Porque a Palahniuk, desde la publicación de El club de la pelea (1997), se lo adora o se lo detesta. Así, están los que llevan sus libros a la cima de las listas de best-sellers como si se tratara de evangelios a predicar y están los que señalan que Palahniuk no es otra cosa que uno de esos charlatanes de feria que vende tónico para el cabello. Otros –más distantes– se interesan por Palahniuk como fenómeno sociológico, como prueba incontestable de que los jóvenes, cuando se dignan abrir un libro, gustan leer sobre cuestiones entrópicas. Se me ocurre otra posible definición: Chuck Palahniuk es la versión McDonald’s de James Graham Ballard. Un Crash para millones.

ALERTA ROJA
Y están los que piensan que Chuck Palahniuk es un peligro y una mala influencia y el equivalente literario a un 11 de septiembre de 2001. Laura Miller, de la prestigiosa revista on-line Salon.com, saludó la aparición de Diary –flamante novela y nuevo éxito de Palahniuk– con una reseña que empieza así: “Imaginen unas novelas de porquería. Imaginen que todas ellas están escritas con el mismo falso y repetitivo y ampuloso estilo rebosante de imperativos y slogans. Imagínense todo eso torpemente ensamblado. Imaginen que lo poco que tienen de remotamente inteligente ya fue hecho antes y mejor por otros. Imaginen que estas novelas trafican con el nihilismo poco cocido de un estudiante de secundaria que acaba de descubrir a Nietzsche y a Nine Inch Nails. Y, hey, para qué perder el tiempo imaginando todo eso cuando aquí viene otra novela de Chuck Palahniuk”. La crítica de Miller –demasiado cruel, pero con ciertos puntos pertinentes– se tradujo en avalancha de cartas pidiendo su cabeza, acusándola de “estreñida” y “homofóbica” y, ay, una pedestre respuesta del mismo Palahniuk donde se dirige a Laura Miller como a “Laura Nelson”, le pregunta “por qué eres tan mala conmigo” y le recuerda que “Fitzgerald también recibió malas críticas por Gatsby”. De ser ésta la mejor defensa de Palahniuk, está claro que su último libro –el sexto en seis años–está lejos de ser un clásico americano. Pero también es cierto que tiene su gracia.
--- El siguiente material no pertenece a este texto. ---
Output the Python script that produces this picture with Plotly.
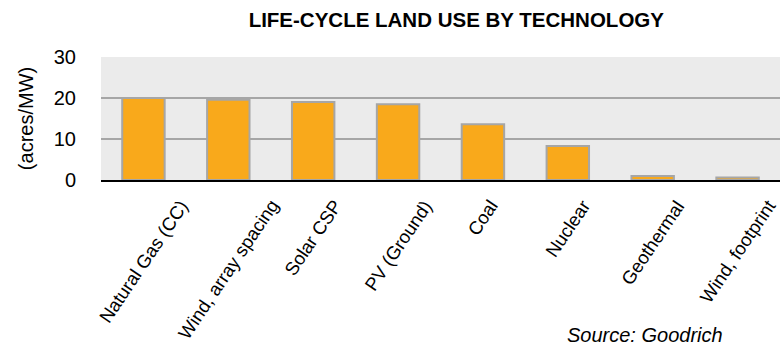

Diary es de algún modo el más ballardiano –por su ambiente controlado, asfixiante y casi sonámbulo– de los títulos de Palahniuk. Y está escrito en la forma del diario de la camarera Misty Marie Wilmot, sufrida trabajadora en una isla-para-turistas de New England. Su marido yace en coma luego de un intento de suicidio y Misty se propone tomar nota de todo lo que ocurre para que él pueda leerlo cuando, eventualmente, regrese del otro lado. Por supuesto, cosas extrañas empiezan a ocurrir, vandalismo contra la insoportable “summer people”, reveladores grafittis en las paredes, indicios de que hay algo podrido aquí y allí y en todas partes. Y un par de horas después –Diary se termina con una carta de Misty a Palahniuk explicándole por qué le envía este manuscrito– uno siente la satisfacción que sólo se consigue con la trash food de cinco tenedores y mis felicitaciones al chef.

INFIERNO GRANDE
Más interesante es Fugitives and Refugees: A Walk in Portland, Oregon –librito por encargo para la colección de literatura viajera Crown Journeys– en el que Palahniuk recorre la ciudad de sus amores y, con modales sutilmente autobiográficos, enumera las para él numerosas virtudes de lo que muchos consideran el sitio de Estados Unidos con mayor concentración de freaks por metro cuadrado. Esta guía –escrita con el inconfundible estilo espasmódico de quien la firma– se las arregla para incluir en 175 páginas todo un anecdotario bizarro, mapas con sitios inevitables para todo palahniukiano de ley, cafés y sex clubs (gay y straight), recetas de cocina y –como quien no quiere la cosa, tal vez sin darse cuenta– varias de las claves para apreciar o detestar con mejores argumentos el credo existencialista y estético de alguien que siempre reconoció que sus libros no son suyos, que están construidos con partes de amigos, con cosas que escuchó en la calle, con anotaciones de diarios propios o ajenos, y que –cerca del final de esta guía íntima para fans– apunta que “lo mejor que puedo hacer es ponerlo todo por escrito. Recordarlo todo. Y a todos. Honrar a unos y a otros de algún modo. Si esto es amor o inercia, no lo sé, no podría precisarlo”. A sus legiones de fans no les importa semejante disyuntiva. Después de todo a Jesucristo tampoco se le entendía muy bien por qué y para quién hacía ciertos milagros.